Papież prowokacją dla stylu życia Niemców

KAI |

publikacja 17.09.2011 10:22

Od papieża możemy oczekiwać bardzo ważnego przesłania. Może nawet czegoś w rodzaju „testamentu Benedykta”, który pozostawi swoim rodakom – powiedział niemiecki dziennikarz, Peter Seewald. Papież odwiedzi swoją ojczyznę w dniach 22-25 września.

Papież prowokacją dla stylu życia Niemców Roman Koszowski Benedykt XVI

Czego oczekuje Pan od wizyty Benedykta XVI w Niemczech?

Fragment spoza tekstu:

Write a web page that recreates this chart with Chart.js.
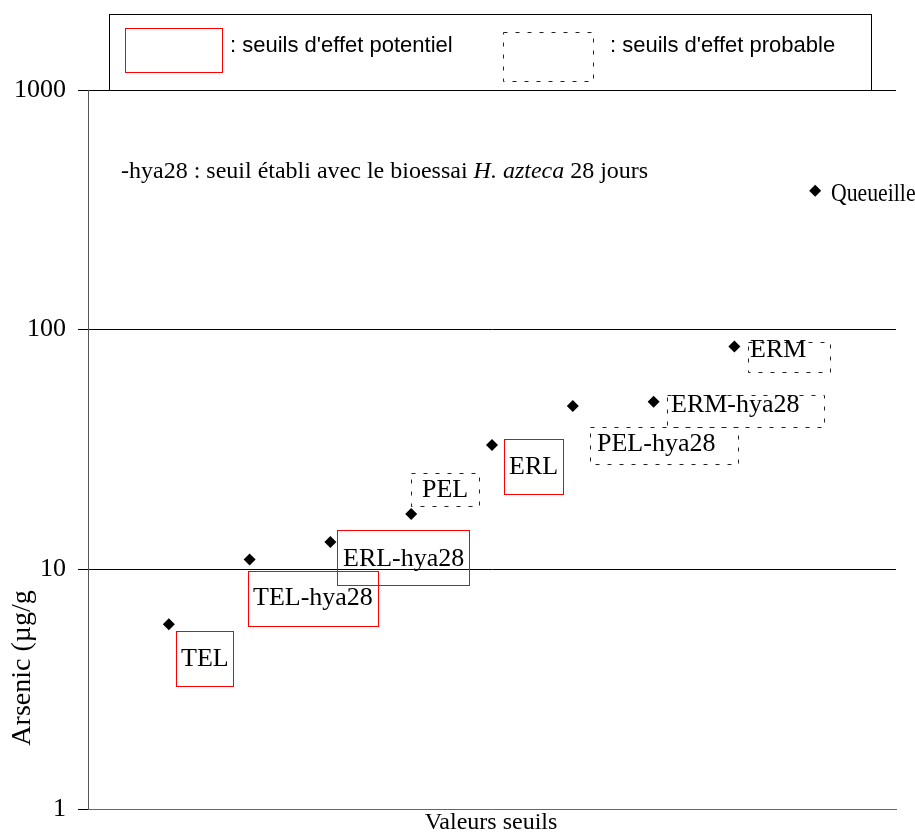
<!DOCTYPE html>
<html>
<head>
<meta charset="utf-8">
<script src="https://cdn.jsdelivr.net/npm/chart.js@4/dist/chart.umd.min.js"></script>
<style>
  body { margin: 0; background: #fff; }
  canvas { display: block; }
</style>
</head>
<body>
<canvas id="chart" width="915" height="832"></canvas>
<script>
// valeurs seuils pour l'arsenic (µg/g)
const seuils = ['TEL', 'TEL-hya28', 'ERL-hya28', 'PEL', 'ERL', 'PEL-hya28', 'ERM-hya28', 'ERM', 'Queueille'];
const arsenic = [5.9, 11, 13, 17, 33, 48, 50, 85, 380];
const typeSeuil = ['potentiel', 'potentiel', 'potentiel', 'probable', 'potentiel', 'probable', 'probable', 'probable', 'aucun'];
const yTicks = [1, 10, 100, 1000];

const legendeTextes = [': seuils d\'effet potentiel', ': seuils d\'effet probable'];
const noteHya = ['-hya28 : seuil établi avec le bioessai ', 'H. azteca', ' 28 jours'];

// placement des étiquettes autour de chaque point (px, relatif au point)
// [boxDx, boxDy, boxW, boxH, textDx, textDy]
const placement = [
  [7, 7, 57, 55, 12, 42],
  [-2, 12, 130, 55, 3, 46],
  [7, -12, 132, 55, 13, 24],
  [0, -41, 68, 33, 11, -17],
  [12, -6, 59, 55, 17, 29],
  [17, 21, 148, 37, 24, 45],
  [13, -7, 157, 32, 17, 10],
  [14, -5, 82, 30, 16, 10],
  [0, 0, 0, 0, 16, 10]
];

const serif = '"Liberation Serif", "Times New Roman", serif';
const sans = '"Liberation Sans", Arial, sans-serif';

const points = arsenic.map((v, i) => ({ x: i + 1, y: v }));

function boite(ctx, x, y, w, h, type) {
  ctx.save();
  ctx.lineWidth = 1;
  if (type === 'potentiel') {
    ctx.strokeStyle = '#ff0000';
    ctx.setLineDash([]);
  } else {
    ctx.strokeStyle = '#222';
    ctx.setLineDash([4, 8]);
  }
  ctx.strokeRect(Math.round(x) + 0.5, Math.round(y) + 0.5, w, h);
  ctx.restore();
}

const annotations = {
  id: 'annotations',
  afterDraw(chart) {
    const ctx = chart.ctx;
    const xs = chart.scales.x, ys = chart.scales.y;

    // étiquettes des points
    ctx.save();
    ctx.fillStyle = '#000';
    ctx.textBaseline = 'alphabetic';
    ctx.textAlign = 'left';
    points.forEach((p, i) => {
      const px = Math.round(xs.getPixelForValue(p.x));
      const py = Math.round(ys.getPixelForValue(p.y));
      const pl = placement[i];
      if (typeSeuil[i] !== 'aucun') {
        boite(ctx, px + pl[0], py + pl[1], pl[2], pl[3], typeSeuil[i]);
        ctx.font = '26px ' + serif;
        ctx.fillText(seuils[i], px + pl[4], py + pl[5]);
      } else {
        // Queueille : police un peu plus étroite
        ctx.save();
        ctx.translate(px + pl[4], py + pl[5]);
        ctx.scale(0.87, 1);
        ctx.font = '25px ' + serif;
        ctx.fillText(seuils[i], 0, 0);
        ctx.restore();
      }
    });

    // note -hya28
    let x = 121;
    const y = 178;
    ctx.font = '24px ' + serif;
    ctx.fillText(noteHya[0], x, y);
    x += ctx.measureText(noteHya[0]).width;
    ctx.font = 'italic 24px ' + serif;
    ctx.fillText(noteHya[1], x, y);
    x += ctx.measureText(noteHya[1]).width;
    ctx.font = '24px ' + serif;
    ctx.fillText(noteHya[2], x, y);

    // légende
    ctx.fillStyle = '#fff';
    ctx.fillRect(110, 15, 761, 75);
    ctx.strokeStyle = '#000';
    ctx.lineWidth = 1;
    ctx.strokeRect(109.5, 14.5, 762, 76);
    boite(ctx, 125, 28, 97, 44, 'potentiel');
    boite(ctx, 503, 32, 90, 49, 'probable');
    ctx.fillStyle = '#000';
    ctx.font = '22px ' + sans;
    ctx.fillText(legendeTextes[0], 230, 52);
    ctx.fillText(legendeTextes[1], 610, 52);

    // titres des axes
    ctx.font = '24px ' + serif;
    ctx.textAlign = 'center';
    ctx.fillText('Valeurs seuils', 491, 829);
    ctx.translate(30, 668);
    ctx.rotate(-Math.PI / 2);
    ctx.font = '28px ' + serif;
    ctx.fillText('Arsenic (µg/g', 0, 0);
    ctx.restore();
  }
};

new Chart(document.getElementById('chart'), {
  type: 'scatter',
  data: {
    datasets: [{
      label: 'Arsenic',
      data: points,
      pointStyle: 'rectRot',
      pointRadius: 6,
      backgroundColor: '#000',
      borderColor: '#000',
      borderWidth: 0
    }]
  },
  options: {
    responsive: false,
    animation: false,
    events: [],
    layout: { padding: { top: 90, right: 19, bottom: 23, left: 0 } },
    plugins: {
      legend: { display: false },
      tooltip: { enabled: false }
    },
    scales: {
      x: {
        type: 'linear',
        min: 0,
        max: 10,
        display: true,
        ticks: { display: false },
        grid: { display: false, drawTicks: false },
        border: { display: true, color: '#666', width: 1 },
        afterFit(scale) {
          scale.height = 0;
          scale.paddingLeft = 0;
          scale.paddingRight = 0;
        }
      },
      y: {
        type: 'logarithmic',
        min: 1,
        max: 1000,
        afterBuildTicks(scale) {
          scale.ticks = yTicks.map(v => ({ value: v }));
        },
        afterFit(scale) {
          scale.width = 88;
          scale.paddingTop = 0;
          scale.paddingBottom = 0;
        },
        ticks: {
          color: '#000',
          padding: 12,
          font: { family: serif, size: 26 },
          callback: v => String(v)
        },
        grid: {
          color: ctx => ctx.tick && ctx.tick.value === 1 ? 'rgba(0,0,0,0)' : '#000',
          tickColor: '#000',
          tickLength: 10,
          lineWidth: 1
        },
        border: { display: true, color: '#555', width: 1 }
      }
    }
  },
  plugins: [annotations]
});
</script>
</body>
</html>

Peter Seewald: Nasze społeczeństwo stanęło przed olbrzymimi problemami. Cała nasza planeta popadła w dramatyczne zamieszanie i jest w stanie wzburzenia. Powstaje pytanie: Co właściwie się dzieje? Co się stało, że znaleźliśmy się na równi pochyłej? Kto wpędził nas w to szaleństwo? Teraz potrzebujmy odpowiedzi, która nie będzie się opierać na trendach i modach, lecz dotknie istoty rzeczy. Musi ją dać ktoś, kto ma odwagę powiedzieć nam prawdę, nawet, gdy ona jest niewygodna. „Budujcie nie na piasku, lecz na skale” – powiedział Jezus. Wizyta wikariusza Chrystusa jest szansą, aby wyrwać ludzi z letargu. Benedykt XVI jest nie tylko świetnym myślicielem, lecz również pasterzem, który kocha ludzi. Jest tym, który z miłości i troski o przyszłość stara się nam pomóc. Idzie za Chrystusem, który nie był władcą, lecz sługą sług i jest nauczycielem narodów do końca czasów. Każdy następca Jezusa jest obdarzony szczególnym charyzmatem. Jest stróżem Tajemnicy, krzewicielem prawdy, budowniczym mostów. Buduje mosty nie tylko między narodami, lecz także między człowiekiem a Bogiem, między niebem a ziemią. Benedykt XVI nie jest żadną szarą eminencją, lecz tym, który niesie światło w ciemności. W takim kontekście powinna być postrzegana jego wizyta w Niemczech.

Co da Niemcom ta wizyta?

– Niemcy są ciężkim terenem. Z powodu naszej szczególniej historii brakuje nam obecnie tożsamości. Nie wiemy skąd przybyliśmy, kim jesteśmy. Zacytuję pytanie Małgorzaty z „Fausta” Goethego: „Co sądzisz o religii?” Odpowiedź na to pytanie stanowiła istotę i los tego narodu. Odpowiedzią było prawie tysiącletnie Święte Cesarstwo Rzymskie Narodu Niemieckiego, które kształtowało Europę. To był rozkwit niemieckich miast, które powstawały wokół katedr, pierwsze uniwersytety, które przygotowywały epokę nauki, żydowsko-chrześcijańskie mieszczaństwo, które dawało europejskiej kulturze główne impulsy. Był to też podział Kościoła. To na niemieckiej ziemi świat łaciński rozpadł się na dwie części. W znacznym stopniu z odpowiedzi lub jej braku na pytanie o religię zrodził się tutaj diaboliczny reżim, który spowodował największy pożar wszystkich czasów i doprowadził do Holokaustu. Obecnie we wszystkich dziedzinach życia dominuje u nas pogańska kultura. Dla chrześcijaństwa jest to czas egzaminu. Dlatego pierwsza oficjalna wizyta w ojczyźnie jest dla następcy św. Piotra szczególnie ważna. Nie jesteśmy już w początkowej fazie jego pontyfikatu. Od papieża możemy oczekiwać bardzo ważnego przesłania. Może nawet czegoś w rodzaju „testamentu Benedykta”, który pozostawi swoim rodakom.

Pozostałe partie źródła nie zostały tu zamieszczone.